People’s attitude hinders circular economy adoption

The European Union began funding the “New Cotton Project” in autumn 2020. The goal: to create recyclable fashion by developing new collaborations and technologies. A consortium of twelve brands, producers, suppliers, innovators and research institutes should prove that circular, sustainable fashion is feasible. The project, which is designed to run for a total of three years, has just published an initial interim result.

The good news: The first successful implementation of a recyclable value chain from textile sorting to the production of clothing samples has succeeded. In autumn, the two brands involved, H&M and Adidas, will launch the first products from the project. In the next step, the processes are to be commercialized and further developed on an industrial scale.

Development of the new cellulose fiber Infinna

Specifically, the consortium aims to collect and sort end-of-life textiles that can be regenerated using novel Infinited Fiber technology into a new cellulosic synthetic fiber called Infinna that looks and feels the same as new cotton. The textile sorting and mechanical processing phase was completed by Dutch recycling specialist Frankenhuis, who analyzed the fabric composition of the sorted textiles and studied pre-processing techniques to identify the right starting material for the Infinited Fiber Company’s process. These first steps were supported by REvolve Waste, also a Dutch company specializing in textile waste, recycling and textile material flows.

Photo: InfinitedFiber / infinitedfiber.com

H&M and Adidas are preparing for commercial production

The scientific institute Xamk also optimized the pre-treatment process for scaling so that the Infinited Fiber Company could make the best use of its technology for the production of the textile fiber Infinna. The first batches were processed by manufacturers Kipas, Inovafil and Tekstina to produce high quality yarns and fabrics to carry out quality controls and test dyeability. The fabrics were then further developed into products by Adidas and H&M. Both companies are now preparing for commercial production.

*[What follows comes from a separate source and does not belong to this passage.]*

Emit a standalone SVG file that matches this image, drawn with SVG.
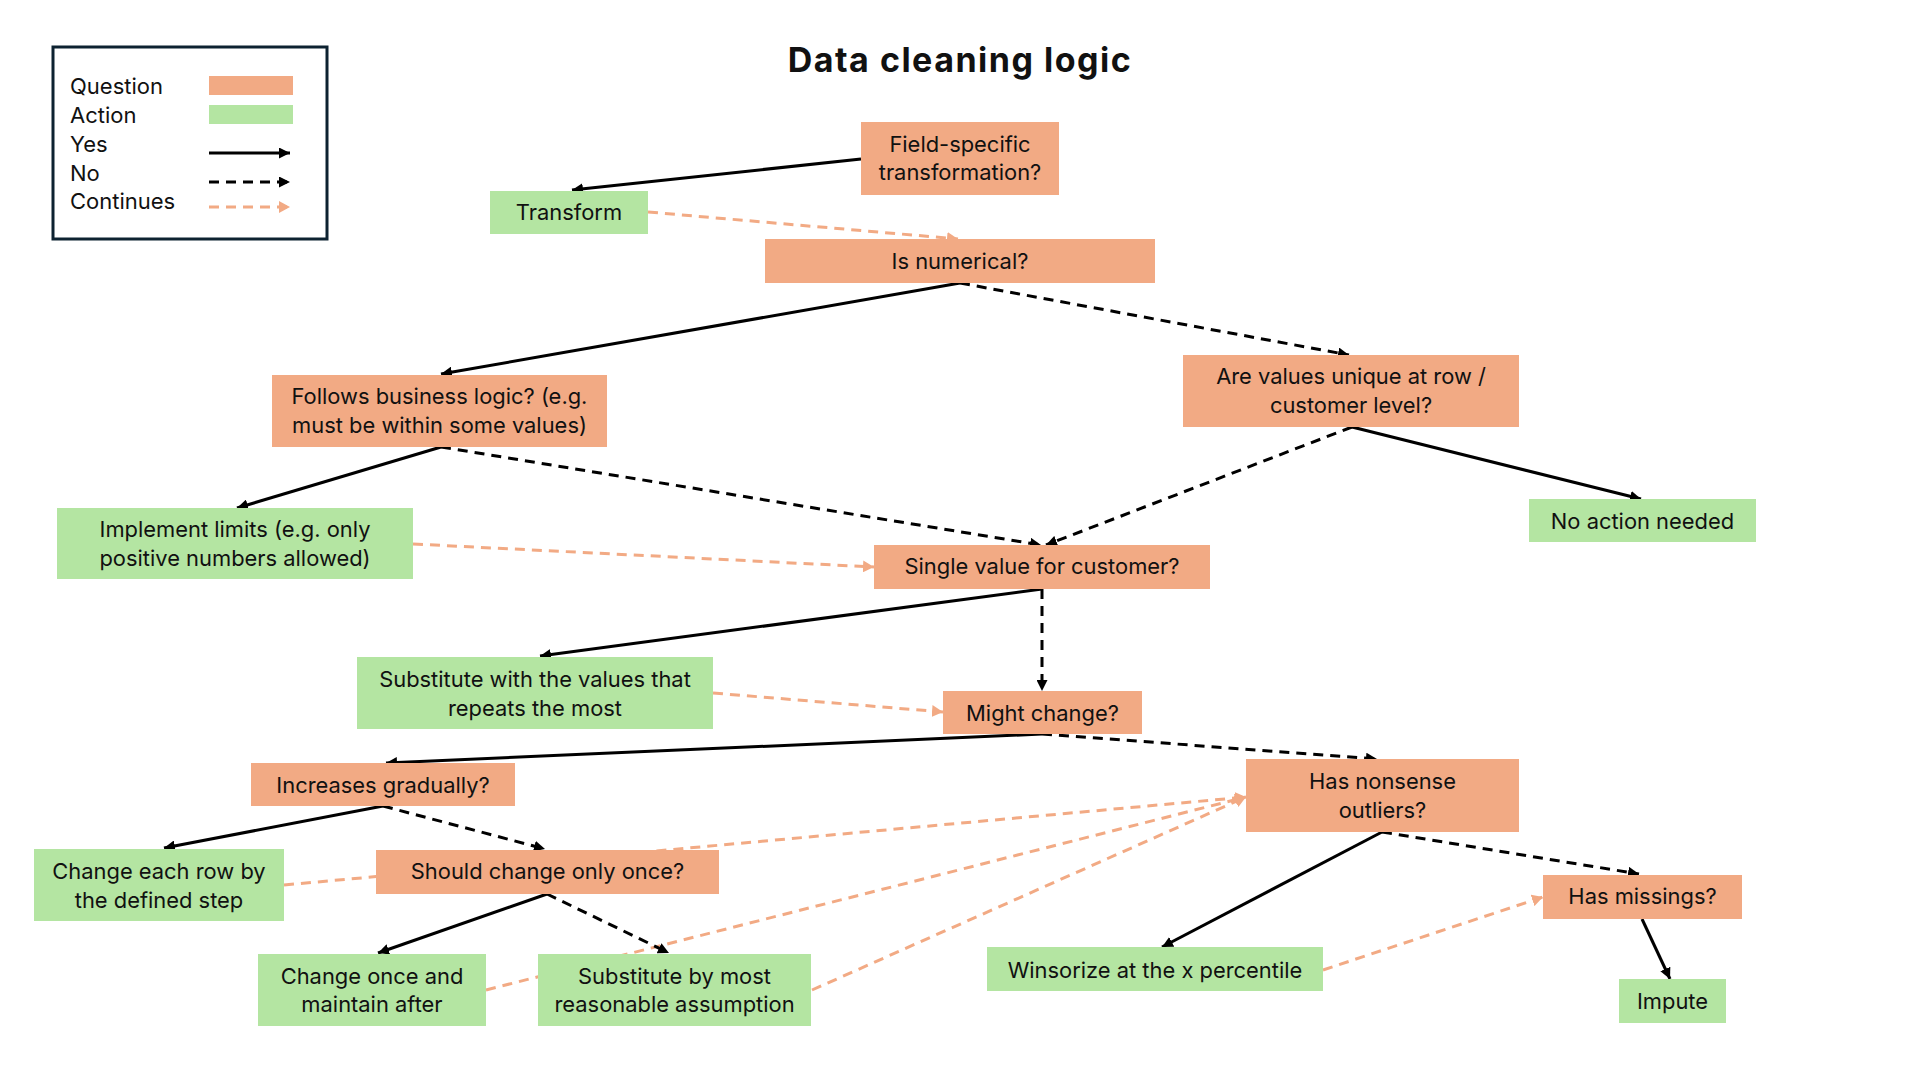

Throughout the process, Aalto University has worked to design the flow of materials and produce the consortium’s first white paper examining the value of implementing the circular economy for the fashion industry. The process so far has highlighted a number of challenges and opportunities for the future of circular solutions for textiles:

Sorting is key for the circular economy

Sorting for recycling is key to promoting circularity in industry, but there are many challenges and opportunities in the process. Fiber identification technologies have limitations and a consistent method for sorting is lacking. With a unified system, feedstocks will be more consistent and able to take full advantage of current technology.

Mandatory reporting requirements for the fiber composition of textile products would help to more reliably assess the recyclability of materials on the market. In addition, the focus is on the design: the use of elastane or several layers of different textiles as well as unnecessary fiber mixtures should be reduced to a minimum.

Consumer attitudes need to change

To address another important aspect of the project, Adidas also conducted a series of consumer surveys to understand consumer attitudes towards circular and recycled fashion.

As a result, culture is one of the biggest barriers to adopting the circular economy in Europe. Adidas’ quantitative consumer survey, conducted in three key markets, shows that there is still a lack of understanding of the circular economy related to textiles, underscoring the need for more ongoing consumer education.

However, the survey also revealed that more than half of consumers would like to participate in brand-independent take-back systems. It also showed that there is an overall positive perception of recycled textiles and a willingness to accept differences in recycled textiles, suggesting that a wider range of recycled clothing on the market would be well received.

Conclusion: New communication and working methods need to be introduced throughout the value chain to establish closer collaboration between designers, sorting plants and recycling technologies. Communication with consumers must not be left out either.